* [Stated task]
Using the entries shown below, output the line containing "Reproduce this chart with matplotlib.", the line containing "ax = fig.add_axes([0.0585, 0.228, 0.8275, 0.592])", and every line between them, exactly. Pictures are omitted.

(Figure scripts)
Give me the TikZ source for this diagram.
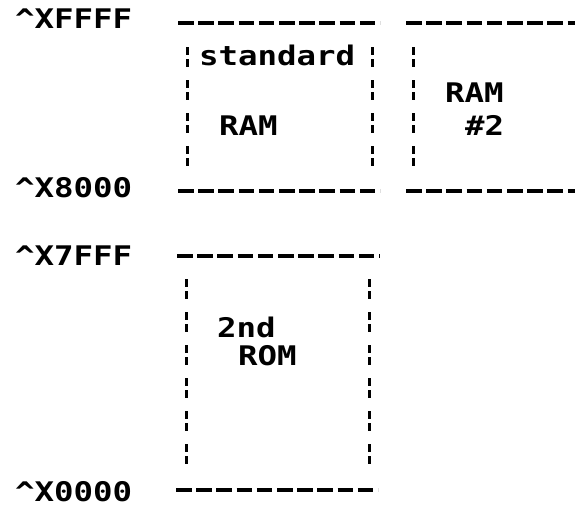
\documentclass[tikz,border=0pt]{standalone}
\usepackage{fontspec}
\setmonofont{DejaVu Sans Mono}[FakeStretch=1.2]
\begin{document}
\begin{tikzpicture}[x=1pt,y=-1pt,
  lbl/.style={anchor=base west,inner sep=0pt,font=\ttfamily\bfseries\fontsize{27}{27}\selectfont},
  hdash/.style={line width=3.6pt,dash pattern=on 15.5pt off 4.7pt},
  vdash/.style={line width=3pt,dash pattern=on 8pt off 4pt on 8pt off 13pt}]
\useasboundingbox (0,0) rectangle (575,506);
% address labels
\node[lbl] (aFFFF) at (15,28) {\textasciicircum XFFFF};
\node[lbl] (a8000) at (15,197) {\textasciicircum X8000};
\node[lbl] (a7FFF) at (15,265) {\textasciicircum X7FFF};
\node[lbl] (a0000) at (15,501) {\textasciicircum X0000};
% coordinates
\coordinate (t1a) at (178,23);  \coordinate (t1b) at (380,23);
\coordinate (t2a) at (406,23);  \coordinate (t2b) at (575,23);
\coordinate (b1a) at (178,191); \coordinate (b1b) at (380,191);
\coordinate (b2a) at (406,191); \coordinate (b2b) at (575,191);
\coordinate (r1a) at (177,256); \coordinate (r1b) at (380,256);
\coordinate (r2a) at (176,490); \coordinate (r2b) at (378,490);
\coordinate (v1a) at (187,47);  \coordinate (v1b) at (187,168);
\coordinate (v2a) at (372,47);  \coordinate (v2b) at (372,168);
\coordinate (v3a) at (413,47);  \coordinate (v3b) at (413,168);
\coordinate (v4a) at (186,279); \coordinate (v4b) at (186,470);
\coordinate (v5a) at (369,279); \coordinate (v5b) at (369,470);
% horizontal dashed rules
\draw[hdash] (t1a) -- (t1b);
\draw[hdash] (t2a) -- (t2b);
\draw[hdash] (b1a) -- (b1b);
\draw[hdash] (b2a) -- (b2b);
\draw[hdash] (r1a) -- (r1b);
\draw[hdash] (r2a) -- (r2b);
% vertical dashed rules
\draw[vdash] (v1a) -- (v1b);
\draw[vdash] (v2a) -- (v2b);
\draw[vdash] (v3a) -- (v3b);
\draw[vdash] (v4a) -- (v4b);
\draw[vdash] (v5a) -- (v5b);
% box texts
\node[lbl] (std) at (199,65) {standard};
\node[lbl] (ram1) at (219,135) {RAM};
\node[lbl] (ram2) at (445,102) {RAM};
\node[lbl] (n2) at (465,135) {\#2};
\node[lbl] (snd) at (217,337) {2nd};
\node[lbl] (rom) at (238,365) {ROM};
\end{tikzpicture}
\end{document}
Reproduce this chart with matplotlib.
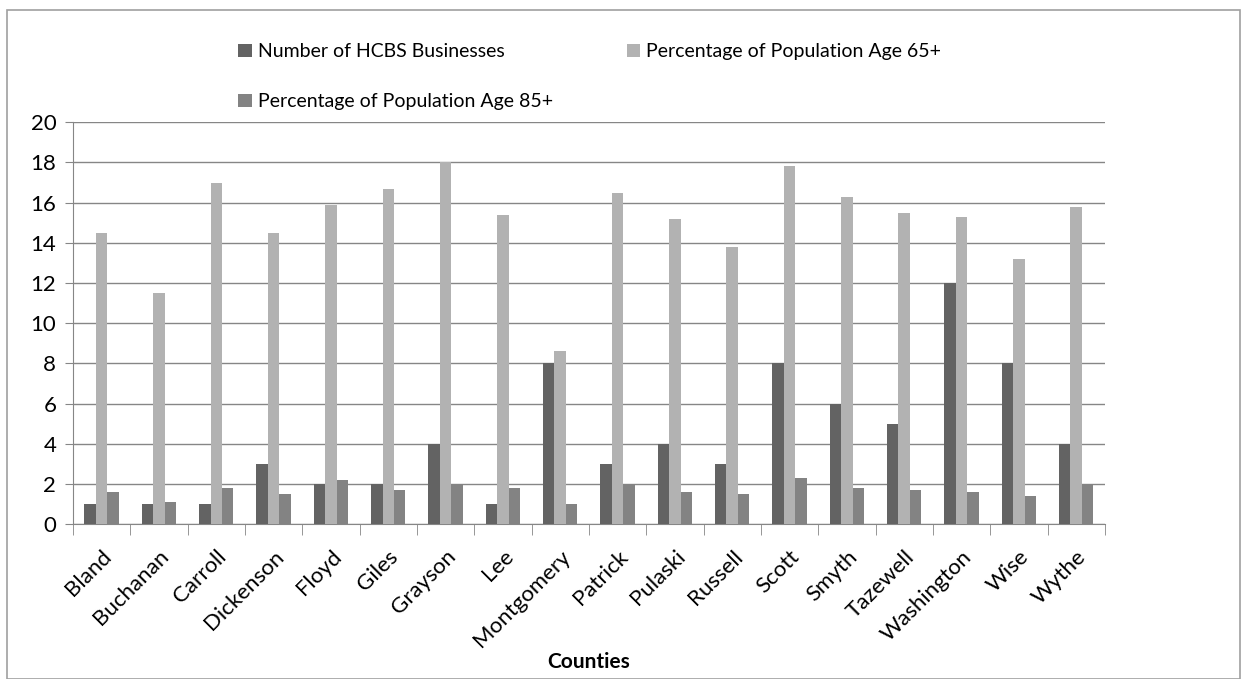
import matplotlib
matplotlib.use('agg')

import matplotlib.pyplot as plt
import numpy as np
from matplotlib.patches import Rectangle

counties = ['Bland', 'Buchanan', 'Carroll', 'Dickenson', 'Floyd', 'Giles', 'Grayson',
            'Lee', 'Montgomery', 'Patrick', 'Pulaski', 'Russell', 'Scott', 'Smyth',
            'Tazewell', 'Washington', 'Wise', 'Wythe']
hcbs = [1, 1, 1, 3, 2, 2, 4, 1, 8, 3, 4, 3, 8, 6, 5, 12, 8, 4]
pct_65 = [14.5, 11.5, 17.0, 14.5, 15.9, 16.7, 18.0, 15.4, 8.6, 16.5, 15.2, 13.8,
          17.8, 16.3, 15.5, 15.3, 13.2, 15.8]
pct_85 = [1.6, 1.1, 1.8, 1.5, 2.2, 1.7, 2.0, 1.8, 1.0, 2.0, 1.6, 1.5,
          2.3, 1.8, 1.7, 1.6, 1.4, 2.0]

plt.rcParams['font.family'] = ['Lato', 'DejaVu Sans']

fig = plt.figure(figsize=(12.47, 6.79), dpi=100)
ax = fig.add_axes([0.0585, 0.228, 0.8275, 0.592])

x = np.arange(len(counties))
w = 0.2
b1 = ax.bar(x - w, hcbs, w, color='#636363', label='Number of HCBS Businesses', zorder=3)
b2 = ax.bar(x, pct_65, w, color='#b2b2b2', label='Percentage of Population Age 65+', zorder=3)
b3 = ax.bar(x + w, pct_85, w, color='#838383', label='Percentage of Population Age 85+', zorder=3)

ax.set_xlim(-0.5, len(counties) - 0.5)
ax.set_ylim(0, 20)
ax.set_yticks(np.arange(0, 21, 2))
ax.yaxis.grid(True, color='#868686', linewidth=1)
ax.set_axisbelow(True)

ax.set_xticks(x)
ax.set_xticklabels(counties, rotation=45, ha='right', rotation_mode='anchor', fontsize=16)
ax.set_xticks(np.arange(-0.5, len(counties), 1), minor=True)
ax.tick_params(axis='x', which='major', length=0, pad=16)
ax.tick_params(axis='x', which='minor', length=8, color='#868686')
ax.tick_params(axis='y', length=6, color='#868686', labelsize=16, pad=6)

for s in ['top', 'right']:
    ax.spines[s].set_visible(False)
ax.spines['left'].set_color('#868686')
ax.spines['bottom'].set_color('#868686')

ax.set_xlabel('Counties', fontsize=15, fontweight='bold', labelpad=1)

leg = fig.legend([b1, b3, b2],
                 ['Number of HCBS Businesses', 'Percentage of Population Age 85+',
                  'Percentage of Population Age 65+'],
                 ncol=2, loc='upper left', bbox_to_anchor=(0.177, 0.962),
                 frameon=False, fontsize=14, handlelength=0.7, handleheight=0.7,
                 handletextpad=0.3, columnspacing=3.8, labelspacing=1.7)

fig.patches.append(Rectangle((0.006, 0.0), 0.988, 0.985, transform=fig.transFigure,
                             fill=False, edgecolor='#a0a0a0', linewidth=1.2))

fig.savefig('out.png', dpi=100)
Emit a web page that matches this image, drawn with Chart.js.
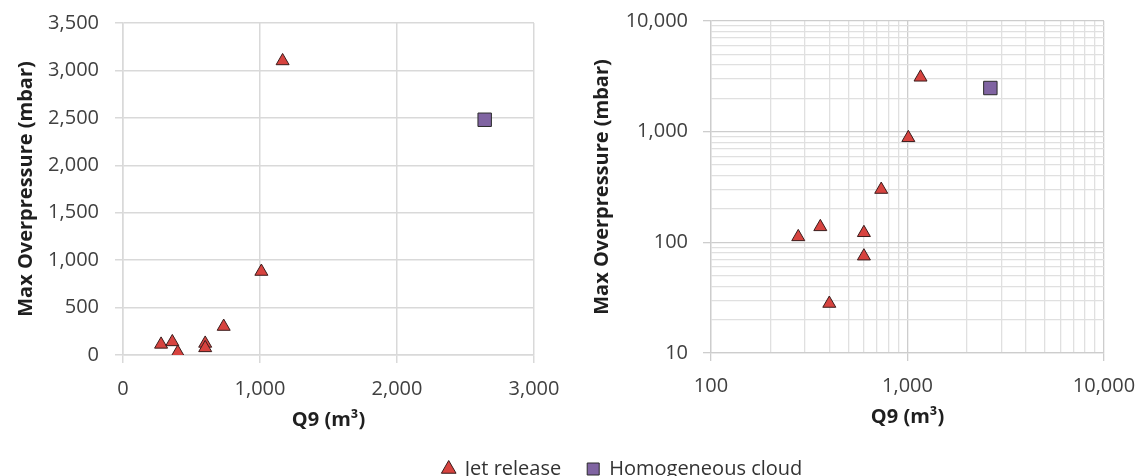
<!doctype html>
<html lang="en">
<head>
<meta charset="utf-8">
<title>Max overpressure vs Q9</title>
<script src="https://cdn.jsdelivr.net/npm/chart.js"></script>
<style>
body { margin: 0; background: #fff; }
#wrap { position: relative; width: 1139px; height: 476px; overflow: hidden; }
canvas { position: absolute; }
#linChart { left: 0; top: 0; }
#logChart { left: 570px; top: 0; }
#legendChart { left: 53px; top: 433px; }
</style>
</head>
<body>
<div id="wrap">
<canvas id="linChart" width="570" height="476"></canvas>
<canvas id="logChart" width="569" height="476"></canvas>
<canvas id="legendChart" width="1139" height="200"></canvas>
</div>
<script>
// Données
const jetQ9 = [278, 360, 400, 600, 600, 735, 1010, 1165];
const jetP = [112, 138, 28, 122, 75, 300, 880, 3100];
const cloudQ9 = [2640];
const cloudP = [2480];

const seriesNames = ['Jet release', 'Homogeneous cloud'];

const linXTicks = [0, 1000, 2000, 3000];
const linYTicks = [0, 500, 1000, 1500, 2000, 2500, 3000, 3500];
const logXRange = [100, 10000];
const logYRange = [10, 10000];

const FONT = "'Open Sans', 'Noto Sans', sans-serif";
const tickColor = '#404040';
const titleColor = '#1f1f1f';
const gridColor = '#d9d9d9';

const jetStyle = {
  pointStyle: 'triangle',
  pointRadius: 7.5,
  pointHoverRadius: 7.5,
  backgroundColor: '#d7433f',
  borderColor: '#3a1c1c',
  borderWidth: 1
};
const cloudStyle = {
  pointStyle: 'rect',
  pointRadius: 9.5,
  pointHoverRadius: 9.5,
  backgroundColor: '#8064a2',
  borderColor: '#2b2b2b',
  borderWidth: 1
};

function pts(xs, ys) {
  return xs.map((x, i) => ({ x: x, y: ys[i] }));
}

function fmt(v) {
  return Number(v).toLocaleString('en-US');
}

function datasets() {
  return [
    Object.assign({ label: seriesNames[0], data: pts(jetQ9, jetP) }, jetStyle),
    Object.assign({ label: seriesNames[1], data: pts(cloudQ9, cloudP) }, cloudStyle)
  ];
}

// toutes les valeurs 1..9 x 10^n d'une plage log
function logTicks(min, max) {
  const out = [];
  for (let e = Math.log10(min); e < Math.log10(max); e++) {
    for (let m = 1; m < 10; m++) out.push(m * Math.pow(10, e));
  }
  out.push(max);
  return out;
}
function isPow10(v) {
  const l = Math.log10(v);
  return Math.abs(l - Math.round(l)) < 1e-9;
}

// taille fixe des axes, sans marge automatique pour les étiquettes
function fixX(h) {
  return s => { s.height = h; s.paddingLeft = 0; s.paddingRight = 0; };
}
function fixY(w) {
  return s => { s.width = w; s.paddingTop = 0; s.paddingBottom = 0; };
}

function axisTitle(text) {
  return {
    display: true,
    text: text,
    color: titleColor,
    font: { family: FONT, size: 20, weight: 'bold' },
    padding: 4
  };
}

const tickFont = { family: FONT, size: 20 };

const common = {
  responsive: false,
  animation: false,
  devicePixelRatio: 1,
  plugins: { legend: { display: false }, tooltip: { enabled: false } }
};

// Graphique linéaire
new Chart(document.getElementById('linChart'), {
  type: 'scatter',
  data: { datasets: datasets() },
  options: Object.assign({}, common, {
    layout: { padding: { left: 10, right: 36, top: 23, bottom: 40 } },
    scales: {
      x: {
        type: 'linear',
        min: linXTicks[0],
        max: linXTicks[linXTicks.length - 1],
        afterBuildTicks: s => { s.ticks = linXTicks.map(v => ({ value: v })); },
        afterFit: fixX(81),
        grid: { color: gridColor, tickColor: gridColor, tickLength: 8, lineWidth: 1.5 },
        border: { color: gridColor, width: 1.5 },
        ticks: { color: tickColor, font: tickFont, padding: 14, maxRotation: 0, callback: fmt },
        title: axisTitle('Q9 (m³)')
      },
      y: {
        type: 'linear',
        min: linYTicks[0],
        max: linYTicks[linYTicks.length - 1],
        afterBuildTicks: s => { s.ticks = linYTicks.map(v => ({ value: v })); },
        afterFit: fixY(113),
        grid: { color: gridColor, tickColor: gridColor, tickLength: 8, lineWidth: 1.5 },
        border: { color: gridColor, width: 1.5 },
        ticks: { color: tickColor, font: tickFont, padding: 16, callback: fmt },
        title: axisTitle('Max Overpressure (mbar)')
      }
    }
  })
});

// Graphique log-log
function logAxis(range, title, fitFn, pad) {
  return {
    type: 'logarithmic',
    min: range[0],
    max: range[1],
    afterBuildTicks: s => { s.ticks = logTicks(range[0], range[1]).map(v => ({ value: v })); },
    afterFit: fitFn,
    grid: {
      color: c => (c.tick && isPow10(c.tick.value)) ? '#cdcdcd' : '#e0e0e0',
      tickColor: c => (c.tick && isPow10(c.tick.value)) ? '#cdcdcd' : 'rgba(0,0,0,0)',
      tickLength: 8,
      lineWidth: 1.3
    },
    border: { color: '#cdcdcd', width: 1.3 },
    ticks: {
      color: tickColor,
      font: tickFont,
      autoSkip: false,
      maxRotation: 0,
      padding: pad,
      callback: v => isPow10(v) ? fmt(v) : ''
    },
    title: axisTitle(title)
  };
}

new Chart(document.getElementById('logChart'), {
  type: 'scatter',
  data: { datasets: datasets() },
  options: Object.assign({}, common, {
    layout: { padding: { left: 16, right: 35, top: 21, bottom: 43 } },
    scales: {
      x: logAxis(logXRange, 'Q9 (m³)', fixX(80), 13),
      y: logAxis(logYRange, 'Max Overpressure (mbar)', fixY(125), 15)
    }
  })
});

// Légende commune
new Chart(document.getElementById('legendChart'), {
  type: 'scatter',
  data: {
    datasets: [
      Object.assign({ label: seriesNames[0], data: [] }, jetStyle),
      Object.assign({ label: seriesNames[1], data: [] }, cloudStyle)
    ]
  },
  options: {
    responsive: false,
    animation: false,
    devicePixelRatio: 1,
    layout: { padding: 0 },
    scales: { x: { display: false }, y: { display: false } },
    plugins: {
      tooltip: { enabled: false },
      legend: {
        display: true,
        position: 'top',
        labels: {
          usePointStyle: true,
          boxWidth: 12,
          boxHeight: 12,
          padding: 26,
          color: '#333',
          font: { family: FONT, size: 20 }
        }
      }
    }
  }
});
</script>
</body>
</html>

* [Complete output]
Reproduce this chart with matplotlib.
import matplotlib
matplotlib.use('agg')

import matplotlib.pyplot as plt
import numpy as np
from matplotlib.patches import Rectangle

counties = ['Bland', 'Buchanan', 'Carroll', 'Dickenson', 'Floyd', 'Giles', 'Grayson',
            'Lee', 'Montgomery', 'Patrick', 'Pulaski', 'Russell', 'Scott', 'Smyth',
            'Tazewell', 'Washington', 'Wise', 'Wythe']
hcbs = [1, 1, 1, 3, 2, 2, 4, 1, 8, 3, 4, 3, 8, 6, 5, 12, 8, 4]
pct_65 = [14.5, 11.5, 17.0, 14.5, 15.9, 16.7, 18.0, 15.4, 8.6, 16.5, 15.2, 13.8,
          17.8, 16.3, 15.5, 15.3, 13.2, 15.8]
pct_85 = [1.6, 1.1, 1.8, 1.5, 2.2, 1.7, 2.0, 1.8, 1.0, 2.0, 1.6, 1.5,
          2.3, 1.8, 1.7, 1.6, 1.4, 2.0]

plt.rcParams['font.family'] = ['Lato', 'DejaVu Sans']

fig = plt.figure(figsize=(12.47, 6.79), dpi=100)
ax = fig.add_axes([0.0585, 0.228, 0.8275, 0.592])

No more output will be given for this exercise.